All their other activities revolve around the jhum operations and
their festivals are all connected with such agriculture operations.
Mim Kut :
It takes place in August-September in the wake of harvesting of
the maize crop, is celebrated with great gaiety and merriment expressed
through singing, dancing, feasting and drinking of home made rice
beer zu. Dedicated to the memory of their dead relatives, the festival
is underlined by a spirit of thanksgiving and remembrance of the
years first harvest is placed as an offering on a raised platform
built to the memory of the dead.
Pawl Kut :
Pawl Kut is Harvest Festival - celebrated during December to January.

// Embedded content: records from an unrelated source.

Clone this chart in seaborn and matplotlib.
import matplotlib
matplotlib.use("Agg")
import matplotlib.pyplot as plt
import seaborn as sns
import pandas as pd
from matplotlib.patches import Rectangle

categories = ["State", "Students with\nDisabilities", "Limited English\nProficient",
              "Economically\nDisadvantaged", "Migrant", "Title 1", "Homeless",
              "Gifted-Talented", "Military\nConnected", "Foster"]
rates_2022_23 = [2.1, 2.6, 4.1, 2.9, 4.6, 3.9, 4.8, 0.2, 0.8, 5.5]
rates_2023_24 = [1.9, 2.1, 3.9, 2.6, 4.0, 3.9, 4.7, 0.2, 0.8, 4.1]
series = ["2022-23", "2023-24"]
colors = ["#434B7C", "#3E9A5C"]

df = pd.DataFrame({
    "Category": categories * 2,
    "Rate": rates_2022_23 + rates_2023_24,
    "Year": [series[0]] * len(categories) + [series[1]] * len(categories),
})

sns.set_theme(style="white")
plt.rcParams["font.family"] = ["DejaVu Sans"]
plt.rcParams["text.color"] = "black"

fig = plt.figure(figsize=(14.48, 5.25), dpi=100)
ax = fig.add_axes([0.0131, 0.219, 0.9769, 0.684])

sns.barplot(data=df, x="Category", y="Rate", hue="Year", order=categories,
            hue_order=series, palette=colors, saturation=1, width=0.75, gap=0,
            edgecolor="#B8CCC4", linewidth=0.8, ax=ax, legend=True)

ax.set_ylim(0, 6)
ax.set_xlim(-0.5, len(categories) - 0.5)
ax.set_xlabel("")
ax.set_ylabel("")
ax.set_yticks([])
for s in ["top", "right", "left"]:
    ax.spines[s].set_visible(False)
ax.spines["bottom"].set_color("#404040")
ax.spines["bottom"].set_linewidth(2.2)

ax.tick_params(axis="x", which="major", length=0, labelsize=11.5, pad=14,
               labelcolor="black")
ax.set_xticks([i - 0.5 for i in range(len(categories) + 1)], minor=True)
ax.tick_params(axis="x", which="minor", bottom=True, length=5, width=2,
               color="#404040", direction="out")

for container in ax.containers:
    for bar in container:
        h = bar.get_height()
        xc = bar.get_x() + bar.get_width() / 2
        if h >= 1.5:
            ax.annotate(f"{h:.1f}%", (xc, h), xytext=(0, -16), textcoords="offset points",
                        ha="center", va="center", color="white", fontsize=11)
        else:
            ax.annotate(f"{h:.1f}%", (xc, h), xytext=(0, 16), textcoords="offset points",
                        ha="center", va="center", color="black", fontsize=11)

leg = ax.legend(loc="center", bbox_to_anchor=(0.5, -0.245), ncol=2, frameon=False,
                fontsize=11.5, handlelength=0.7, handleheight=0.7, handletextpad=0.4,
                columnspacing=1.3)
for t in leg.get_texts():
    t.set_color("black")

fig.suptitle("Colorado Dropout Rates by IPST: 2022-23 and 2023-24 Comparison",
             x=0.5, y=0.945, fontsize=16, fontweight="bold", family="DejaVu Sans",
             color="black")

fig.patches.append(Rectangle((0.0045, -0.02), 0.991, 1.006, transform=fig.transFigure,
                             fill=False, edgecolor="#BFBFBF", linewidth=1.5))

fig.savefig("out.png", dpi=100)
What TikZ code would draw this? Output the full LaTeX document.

Again, a mood of thanksgiving is evident, because the difficult task
of titling and harvesting is over. Community feasts are organised
and dances are performed. Mothers with their children sit on memorial
platform and feed one another. This custom, which is also performed
during Chapchar Kut, is known as 'Chawnghnawt'. Drinking of zu is
also part of the festival. The two-day is followed by a day of complete
rest when no one goes out to work.
Chapchar Kut :
Of all the Kuts of the Mizo, Chapchar Kut has emerged as the most
popular and enjoyable, owing perhaps to the humorous stories of its
origin and the favourable time when the festival is observed-Spring
!
Long, long ago, so the history goes, when the Lusheis lived in the
famous village of Seipui, a group of brave youngmen of the village
ventured out into the deep forest to hunt for wild animals. After
a long and tiresome hunting, the party came back empty-handed and
without any trophy. But the chief had a bright idea. To cover their
embarrassment and discomfiture of the party, he arranged a grand feast
by killing a number of animals. The entire community was invited to
partake the feast. The people responded to the gesture in good spirit
and joined the feast by contributing whatever they had- some came
with their home-brewed pots of beer, some men came with small pots,
some with bigger pots of beer and so, there war plenty of rice-beer
to go round to enliven singing, some clapping their hands and some
got on their feet and started dancing on the village court-yard. The
feast which was arranged by the chief became a veritable impromptu
festival. Thus, CHAPCHAR KUT was born.